>> BEGIN DATASET ENTRIES

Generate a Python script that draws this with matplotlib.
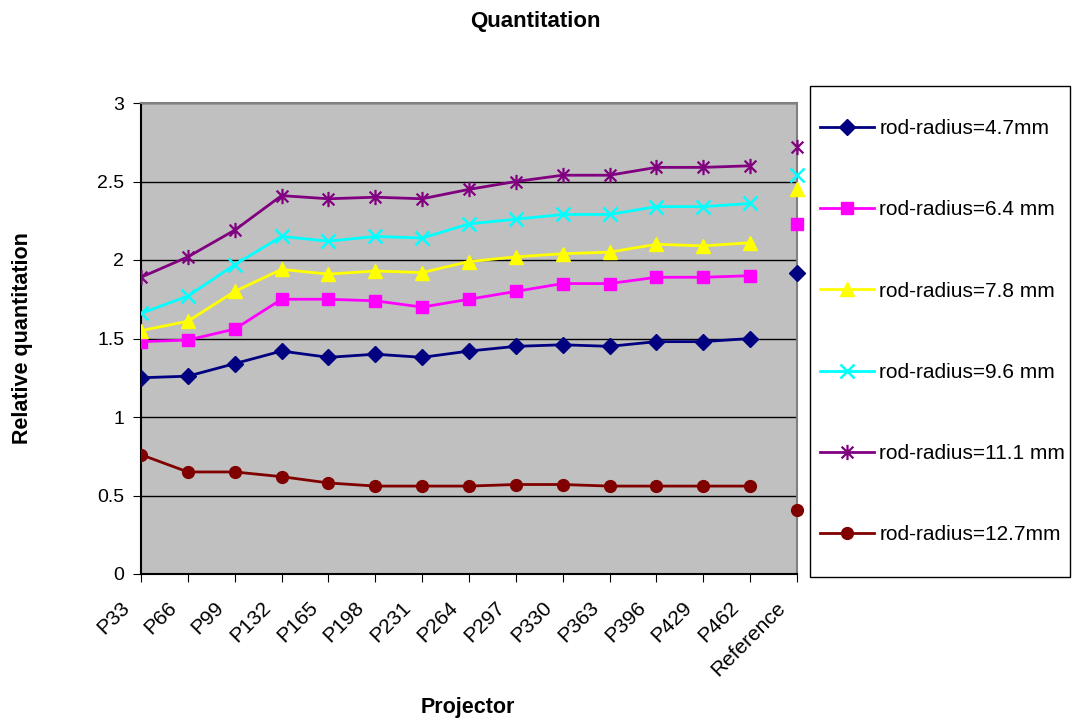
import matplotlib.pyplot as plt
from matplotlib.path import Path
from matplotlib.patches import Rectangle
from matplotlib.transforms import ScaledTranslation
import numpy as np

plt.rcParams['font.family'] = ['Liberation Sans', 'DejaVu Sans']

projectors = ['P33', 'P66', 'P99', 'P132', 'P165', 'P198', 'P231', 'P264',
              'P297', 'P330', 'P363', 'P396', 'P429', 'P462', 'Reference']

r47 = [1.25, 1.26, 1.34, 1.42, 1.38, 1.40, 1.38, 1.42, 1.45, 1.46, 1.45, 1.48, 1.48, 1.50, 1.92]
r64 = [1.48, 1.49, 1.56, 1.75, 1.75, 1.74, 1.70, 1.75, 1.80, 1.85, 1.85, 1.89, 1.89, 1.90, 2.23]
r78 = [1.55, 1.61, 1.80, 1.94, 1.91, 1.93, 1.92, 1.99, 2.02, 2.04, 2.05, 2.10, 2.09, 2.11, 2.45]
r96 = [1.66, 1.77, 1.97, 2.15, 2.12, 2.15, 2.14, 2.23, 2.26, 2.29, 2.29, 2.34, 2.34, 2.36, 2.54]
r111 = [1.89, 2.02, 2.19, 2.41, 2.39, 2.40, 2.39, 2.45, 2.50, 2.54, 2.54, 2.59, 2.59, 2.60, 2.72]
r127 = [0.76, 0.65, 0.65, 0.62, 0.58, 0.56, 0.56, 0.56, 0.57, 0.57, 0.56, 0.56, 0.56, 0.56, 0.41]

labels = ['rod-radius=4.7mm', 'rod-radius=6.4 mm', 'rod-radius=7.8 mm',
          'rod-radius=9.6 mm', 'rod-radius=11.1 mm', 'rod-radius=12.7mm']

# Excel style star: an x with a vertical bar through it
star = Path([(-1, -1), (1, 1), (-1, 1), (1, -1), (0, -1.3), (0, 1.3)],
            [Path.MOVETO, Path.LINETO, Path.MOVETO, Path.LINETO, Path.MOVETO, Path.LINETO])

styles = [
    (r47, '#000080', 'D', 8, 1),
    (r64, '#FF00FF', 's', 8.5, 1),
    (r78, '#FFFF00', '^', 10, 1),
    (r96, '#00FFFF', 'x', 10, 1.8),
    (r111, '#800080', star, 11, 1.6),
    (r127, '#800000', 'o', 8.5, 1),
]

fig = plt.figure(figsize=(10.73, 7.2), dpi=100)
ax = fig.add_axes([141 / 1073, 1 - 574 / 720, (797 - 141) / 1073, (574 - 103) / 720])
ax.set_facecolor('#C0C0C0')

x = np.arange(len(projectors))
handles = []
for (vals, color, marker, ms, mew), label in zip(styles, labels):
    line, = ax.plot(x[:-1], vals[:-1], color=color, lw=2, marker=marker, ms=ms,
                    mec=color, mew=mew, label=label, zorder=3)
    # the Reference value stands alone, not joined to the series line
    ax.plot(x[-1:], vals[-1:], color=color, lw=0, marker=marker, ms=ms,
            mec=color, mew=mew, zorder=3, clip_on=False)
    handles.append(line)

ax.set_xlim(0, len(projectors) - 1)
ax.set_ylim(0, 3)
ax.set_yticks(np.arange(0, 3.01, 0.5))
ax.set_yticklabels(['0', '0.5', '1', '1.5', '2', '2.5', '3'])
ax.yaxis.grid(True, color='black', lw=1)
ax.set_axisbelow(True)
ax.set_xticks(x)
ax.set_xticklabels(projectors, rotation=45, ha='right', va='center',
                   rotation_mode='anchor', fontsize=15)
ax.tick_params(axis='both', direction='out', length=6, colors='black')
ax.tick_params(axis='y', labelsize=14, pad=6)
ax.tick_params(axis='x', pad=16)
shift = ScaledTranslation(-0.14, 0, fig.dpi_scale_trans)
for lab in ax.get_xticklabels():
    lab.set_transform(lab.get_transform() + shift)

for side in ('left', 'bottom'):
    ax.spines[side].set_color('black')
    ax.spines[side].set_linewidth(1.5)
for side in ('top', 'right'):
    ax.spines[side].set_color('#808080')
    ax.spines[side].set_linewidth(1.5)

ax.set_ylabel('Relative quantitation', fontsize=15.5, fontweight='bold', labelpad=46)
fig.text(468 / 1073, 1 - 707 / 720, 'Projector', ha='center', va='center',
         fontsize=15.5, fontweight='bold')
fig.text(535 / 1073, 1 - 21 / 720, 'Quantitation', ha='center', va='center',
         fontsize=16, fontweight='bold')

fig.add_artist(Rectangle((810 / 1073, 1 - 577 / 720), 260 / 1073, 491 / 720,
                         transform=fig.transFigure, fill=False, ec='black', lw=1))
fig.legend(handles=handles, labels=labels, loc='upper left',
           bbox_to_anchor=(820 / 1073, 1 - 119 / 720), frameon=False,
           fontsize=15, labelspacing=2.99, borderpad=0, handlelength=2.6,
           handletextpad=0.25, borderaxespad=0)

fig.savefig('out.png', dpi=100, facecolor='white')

>> END DATASET ENTRIES
>> BEGIN DATASET ENTRIES

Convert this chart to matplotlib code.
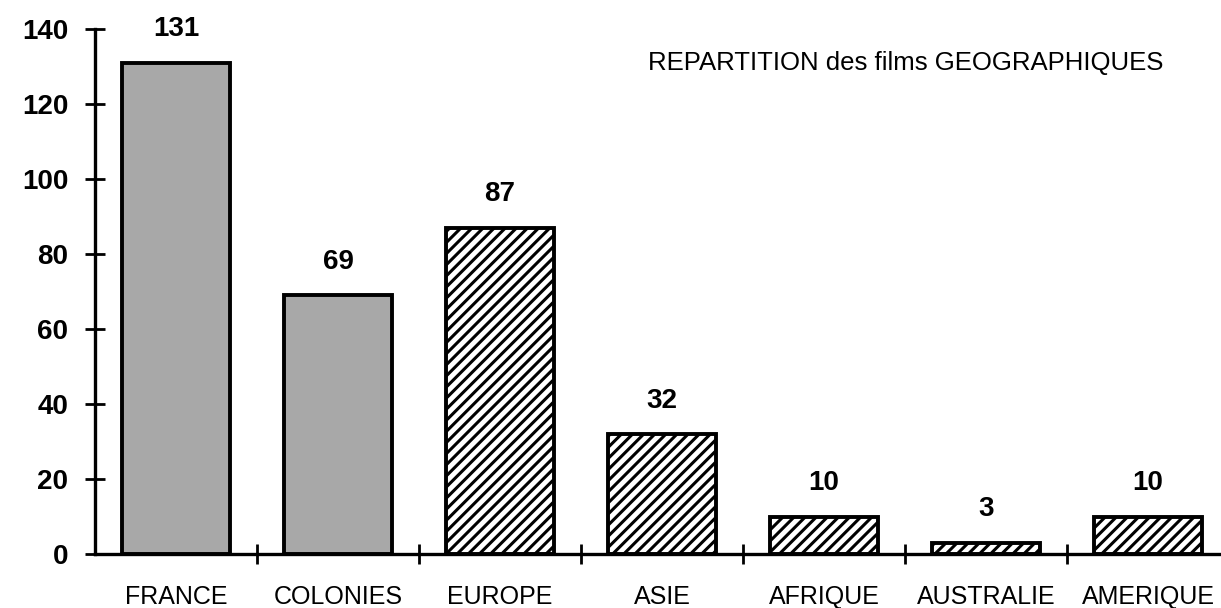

>> END DATASET ENTRIES

SET TASK:
Write out every line of the entries that holds the word "with".

SOLUTION TO THIS TASK:
Generate a Python script that draws this with matplotlib.
# Excel style star: an x with a vertical bar through it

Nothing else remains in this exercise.